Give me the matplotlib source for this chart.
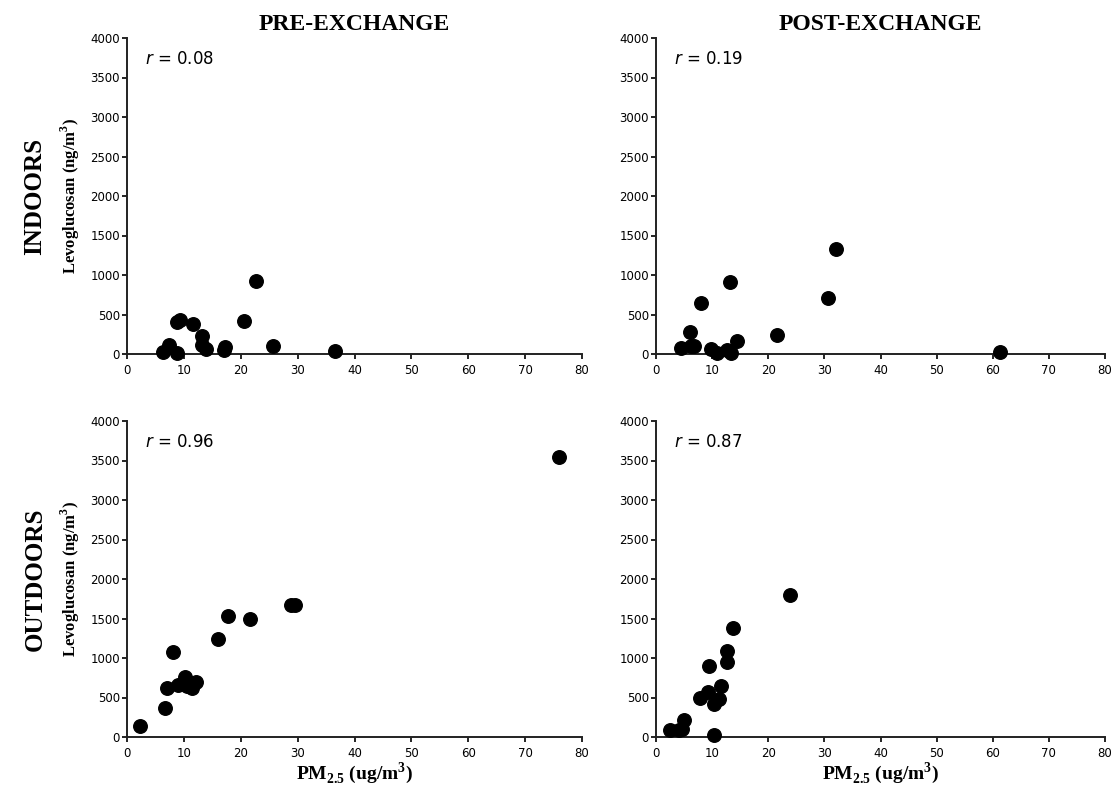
import matplotlib.pyplot as plt
import numpy as np

plt.rcParams['mathtext.fontset'] = 'custom'
plt.rcParams['mathtext.bf'] = 'Liberation Serif:bold'
plt.rcParams['mathtext.rm'] = 'Liberation Serif'
plt.rcParams['mathtext.it'] = 'DejaVu Sans:italic'

# PM2.5 (ug/m3) vs levoglucosan (ng/m3)
pre_in_pm = [6.3, 7.3, 8.8, 8.8, 9.3, 11.6, 13.1, 13.1, 13.9, 17.0, 17.3, 20.6, 22.7, 25.7, 36.5]
pre_in_lev = [20, 115, 10, 409, 435, 384, 224, 118, 63, 55, 93, 414, 928, 101, 38]

post_in_pm = [4.4, 6.1, 6.3, 6.8, 8.0, 9.8, 10.9, 12.6, 13.2, 13.3, 14.4, 21.5, 30.6, 32.0, 61.3]
post_in_lev = [72, 277, 106, 106, 651, 64, 13, 51, 906, 9, 162, 243, 711, 1332, 30]

pre_out_pm = [2.3, 6.7, 7.1, 8.0, 9.0, 10.2, 10.5, 11.5, 12.2, 16.0, 17.8, 21.6, 28.8, 29.6, 76.0]
pre_out_lev = [139, 371, 624, 1076, 658, 759, 646, 624, 700, 1245, 1527, 1498, 1667, 1667, 3550]

post_out_pm = [2.5, 4.1, 4.6, 5.0, 7.8, 9.3, 9.4, 10.4, 10.4, 11.3, 11.5, 12.6, 12.7, 13.7, 23.8]
post_out_lev = [85, 85, 106, 213, 498, 566, 902, 21, 417, 481, 651, 949, 1085, 1374, 1796]

r_values = ['0.08', '0.19', '0.96', '0.87']
col_titles = ['PRE-EXCHANGE', 'POST-EXCHANGE']
row_titles = ['INDOORS', 'OUTDOORS']

W, H = 1120, 797
fig = plt.figure(figsize=(W / 100, H / 100), dpi=100)

# axes boxes in pixels: left, right, top, bottom
cols = [(127, 582), (656, 1105)]
rows = [(38, 354), (421, 737)]

data = [[(pre_in_pm, pre_in_lev), (post_in_pm, post_in_lev)],
        [(pre_out_pm, pre_out_lev), (post_out_pm, post_out_lev)]]

serif = 'Liberation Serif'

for i, (top, bot) in enumerate(rows):
    for j, (lft, rgt) in enumerate(cols):
        ax = fig.add_axes([lft / W, 1 - bot / H, (rgt - lft) / W, (bot - top) / H])
        x, y = data[i][j]
        ax.scatter(x, y, s=95, color='black', clip_on=False, zorder=3)
        ax.set_xlim(0, 80)
        ax.set_ylim(0, 4000)
        ax.set_xticks(np.arange(0, 81, 10))
        ax.set_yticks(np.arange(0, 4001, 500))
        for s in ['top', 'right']:
            ax.spines[s].set_visible(False)
        for s in ['left', 'bottom']:
            ax.spines[s].set_linewidth(1.4)
            ax.spines[s].set_color('#222222')
        ax.tick_params(direction='out', length=3.5, width=1.2, labelsize=8.5)
        ax.tick_params(axis='y', pad=1.5)
        ax.tick_params(axis='x', pad=4)
        ax.text(0.04, 0.935, r'$\mathit{r}$ = ' + r_values[i * 2 + j],
                transform=ax.transAxes, fontsize=12, va='center')
        if j == 0:
            ax.set_ylabel(r'Levoglucosan (ng/m$^{\mathbf{3}}$)', family=serif,
                          fontweight='bold', fontsize=12, labelpad=6)
        if i == 0:
            ax.set_title(col_titles[j], family=serif, fontweight='bold',
                         fontsize=17, pad=5.5)
        if i == 1:
            ax.set_xlabel(r'PM$_{\mathbf{2.5}}$ (ug/m$^{\mathbf{3}}$)', family=serif,
                          fontweight='bold', fontsize=14, labelpad=0)

for i, (top, bot) in enumerate(rows):
    fig.text(35 / W, 1 - (top + bot) / 2 / H, row_titles[i], family=serif,
             fontweight='bold', fontsize=18, rotation=90, ha='center', va='center')

fig.savefig('out.png', dpi=100)
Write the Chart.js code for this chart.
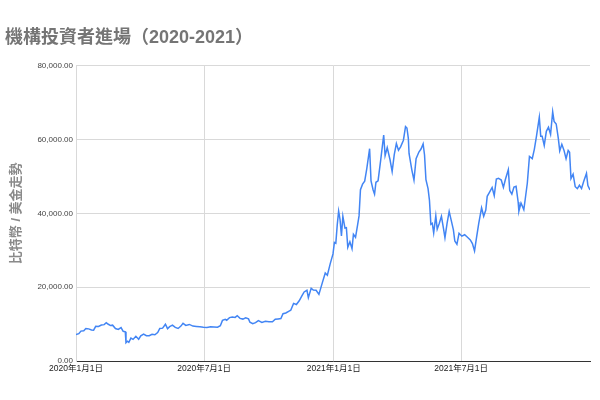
<!DOCTYPE html>
<html>
<head>
  <meta charset="utf-8">
  <title>機構投資者進場</title>
  <script src="https://cdn.jsdelivr.net/npm/chart.js"></script>
  <style>body{margin:0;background:#fff}</style>
</head>
<body>
  <canvas id="btcChart" width="600" height="400"></canvas>
  <script>
    const dates = [
      '2020-01-01','2020-01-05','2020-01-08','2020-01-12','2020-01-15','2020-01-19','2020-01-23','2020-01-26','2020-01-29',
      '2020-02-02','2020-02-06','2020-02-10','2020-02-13','2020-02-16','2020-02-19','2020-02-22','2020-02-26',
      '2020-03-01','2020-03-05','2020-03-08','2020-03-11','2020-03-12','2020-03-14','2020-03-16','2020-03-19','2020-03-22','2020-03-26','2020-03-30',
      '2020-04-02','2020-04-06','2020-04-10','2020-04-14','2020-04-18','2020-04-22','2020-04-26','2020-04-29',
      '2020-05-03','2020-05-07','2020-05-10','2020-05-13','2020-05-17','2020-05-21','2020-05-25','2020-05-29',
      '2020-06-01','2020-06-05','2020-06-10','2020-06-15','2020-06-20','2020-06-25','2020-06-30',
      '2020-07-05','2020-07-10','2020-07-15','2020-07-20','2020-07-24','2020-07-27','2020-07-31',
      '2020-08-02','2020-08-06','2020-08-10','2020-08-14','2020-08-17','2020-08-21','2020-08-25','2020-08-29',
      '2020-09-02','2020-09-04','2020-09-08','2020-09-12','2020-09-16','2020-09-21','2020-09-26',
      '2020-10-01','2020-10-06','2020-10-10','2020-10-14','2020-10-18','2020-10-21','2020-10-25','2020-10-29',
      '2020-11-01','2020-11-05','2020-11-09','2020-11-13','2020-11-17','2020-11-20','2020-11-24','2020-11-26','2020-11-30',
      '2020-12-03','2020-12-07','2020-12-11','2020-12-16','2020-12-20','2020-12-23','2020-12-27','2020-12-31',
      '2021-01-02','2021-01-04','2021-01-06','2021-01-08','2021-01-10','2021-01-12','2021-01-14','2021-01-17','2021-01-19','2021-01-21','2021-01-24','2021-01-27','2021-01-29',
      '2021-02-01','2021-02-04','2021-02-06','2021-02-08','2021-02-11','2021-02-14','2021-02-17','2021-02-21','2021-02-23','2021-02-26','2021-02-28',
      '2021-03-02','2021-03-05','2021-03-09','2021-03-13','2021-03-15','2021-03-18','2021-03-22','2021-03-25','2021-03-28','2021-03-31',
      '2021-04-03','2021-04-06','2021-04-10','2021-04-13','2021-04-15','2021-04-17','2021-04-18','2021-04-22','2021-04-25','2021-04-28',
      '2021-05-02','2021-05-05','2021-05-08','2021-05-10','2021-05-12','2021-05-15','2021-05-17','2021-05-19','2021-05-21','2021-05-23','2021-05-26','2021-05-28','2021-05-31',
      '2021-06-03','2021-06-06','2021-06-08','2021-06-11','2021-06-14','2021-06-17','2021-06-20','2021-06-22','2021-06-25','2021-06-28',
      '2021-07-02','2021-07-06','2021-07-10','2021-07-14','2021-07-17','2021-07-20','2021-07-23','2021-07-26','2021-07-30',
      '2021-08-02','2021-08-05','2021-08-07','2021-08-10','2021-08-14','2021-08-17','2021-08-20','2021-08-23','2021-08-27','2021-08-30',
      '2021-09-02','2021-09-06','2021-09-08','2021-09-11','2021-09-14','2021-09-17','2021-09-20','2021-09-21','2021-09-24','2021-09-28','2021-09-30',
      '2021-10-03','2021-10-06','2021-10-10','2021-10-13','2021-10-16','2021-10-20','2021-10-22','2021-10-24','2021-10-27','2021-10-30',
      '2021-11-02','2021-11-05','2021-11-08','2021-11-10','2021-11-13','2021-11-16','2021-11-18','2021-11-21','2021-11-24','2021-11-27','2021-11-30',
      '2021-12-02','2021-12-04','2021-12-07','2021-12-10','2021-12-13','2021-12-16','2021-12-19','2021-12-22','2021-12-26','2021-12-28','2021-12-31'
    ];
    const prices = [
      7200,7400,8100,8200,8800,8700,8400,8350,9400,
      9350,9750,9850,10350,9950,9600,9700,8800,
      8550,9050,8050,7900,4950,5350,5050,6200,5850,6700,5900,
      6800,7300,6850,6850,7250,7100,7700,8800,
      8900,9950,8750,9300,9700,9100,8800,9450,
      10200,9650,9900,9450,9350,9250,9150,
      9100,9250,9200,9150,9550,11000,11300,
      11050,11750,11900,11800,12250,11550,11350,11700,
      11400,10500,10100,10400,10950,10450,10750,
      10600,10600,11300,11400,11500,12800,13000,13450,
      13750,15600,15300,16300,17700,18700,19150,17150,19700,
      19200,19150,18050,21300,23850,23250,26300,29000,
      32100,31900,36800,40600,38300,33900,39200,36000,36100,30800,32300,30400,34300,
      33500,36900,39300,46400,47900,48700,52100,57500,48800,46300,45200,
      48400,48800,54800,61200,55600,57800,54500,51300,55900,58900,
      57100,58000,59800,63500,63100,60300,56200,51700,49000,54800,
      56600,57400,58800,55800,49100,46700,43500,37000,37300,34700,39300,35700,37300,
      39200,35800,33400,37300,40500,38000,35500,32500,31600,34600,
      33800,34200,33500,32800,31800,29800,33600,37300,41500,
      39200,40900,44600,45600,47000,44800,49300,49500,49000,47000,
      49300,51800,46200,45200,47100,47300,43000,40600,42800,41000,43800,
      48200,55400,54800,57400,60900,66000,60900,60900,58400,62200,
      63300,61400,67500,64900,64200,60300,56900,58700,57100,54800,57000,
      56500,49400,50600,47200,46700,47600,46700,48600,50800,47500,46300
    ];
    const tickDates = ['2020-01-01','2020-07-01','2021-01-01','2021-07-01'];
    const tickLabels = ['2020年1月1日','2020年7月1日','2021年1月1日','2021年7月1日'];
    const lastDate = '2021-12-31';

    const dayOf = s => {
      const [y, m, d] = s.split('-').map(Number);
      return (Date.UTC(y, m - 1, d) - Date.UTC(2020, 0, 1)) / 86400000;
    };
    const points = dates.map((d, i) => ({ x: dayOf(d), y: prices[i] }));
    const tickDays = tickDates.map(dayOf);

    Chart.defaults.font.family = 'Arial, "Liberation Sans", "Noto Sans CJK TC", sans-serif';

    new Chart(document.getElementById('btcChart'), {
      type: 'line',
      data: { datasets: [{ data: points, borderColor: '#4285f4', borderWidth: 1.5, pointRadius: 0, tension: 0 }] },
      options: {
        responsive: false,
        animation: false,
        layout: { padding: { left: 5, right: 10, top: 0, bottom: 0 } },
        plugins: {
          legend: { display: false },
          tooltip: { enabled: false },
          title: {
            display: true,
            text: '機構投資者進場（2020-2021）',
            align: 'start',
            color: '#757575',
            font: { size: 18, weight: 'bold' },
            padding: { top: 27, bottom: 17 }
          }
        },
        scales: {
          x: {
            type: 'linear',
            min: 0,
            max: dayOf(lastDate),
            afterBuildTicks: s => { s.ticks = tickDays.map(v => ({ value: v })); },
            afterFit: s => { s.height = 39; },
            ticks: {
              autoSkip: false,
              maxRotation: 0,
              padding: 3,
              color: '#222',
              font: { size: 8.5 },
              callback: v => tickLabels[tickDays.indexOf(v)]
            },
            grid: { color: '#d9d9d9', drawTicks: false },
            border: { color: '#333', width: 1 }
          },
          y: {
            min: 0,
            max: 80000,
            afterFit: s => { s.width = 71; },
            ticks: {
              stepSize: 20000,
              padding: 3,
              color: '#444',
              font: { size: 8 },
              callback: v => v.toLocaleString('en-US', { minimumFractionDigits: 2, maximumFractionDigits: 2 })
            },
            grid: { color: '#d9d9d9', drawTicks: false },
            border: { color: '#d9d9d9' },
            title: {
              display: true,
              text: '比特幣 / 美金走勢',
              color: '#8a8a8a',
              font: { size: 13, weight: 'bold' },
              padding: { top: 4, bottom: 0 }
            }
          }
        }
      }
    });
  </script>
</body>
</html>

^^^^^^^^

WRITTEN PROBLEM:
Identify each line of the material where the word "matplotlib" shows up, and copy it.

EXERCISE OUTPUT:
Give me the matplotlib source for this chart.
import matplotlib.pyplot as plt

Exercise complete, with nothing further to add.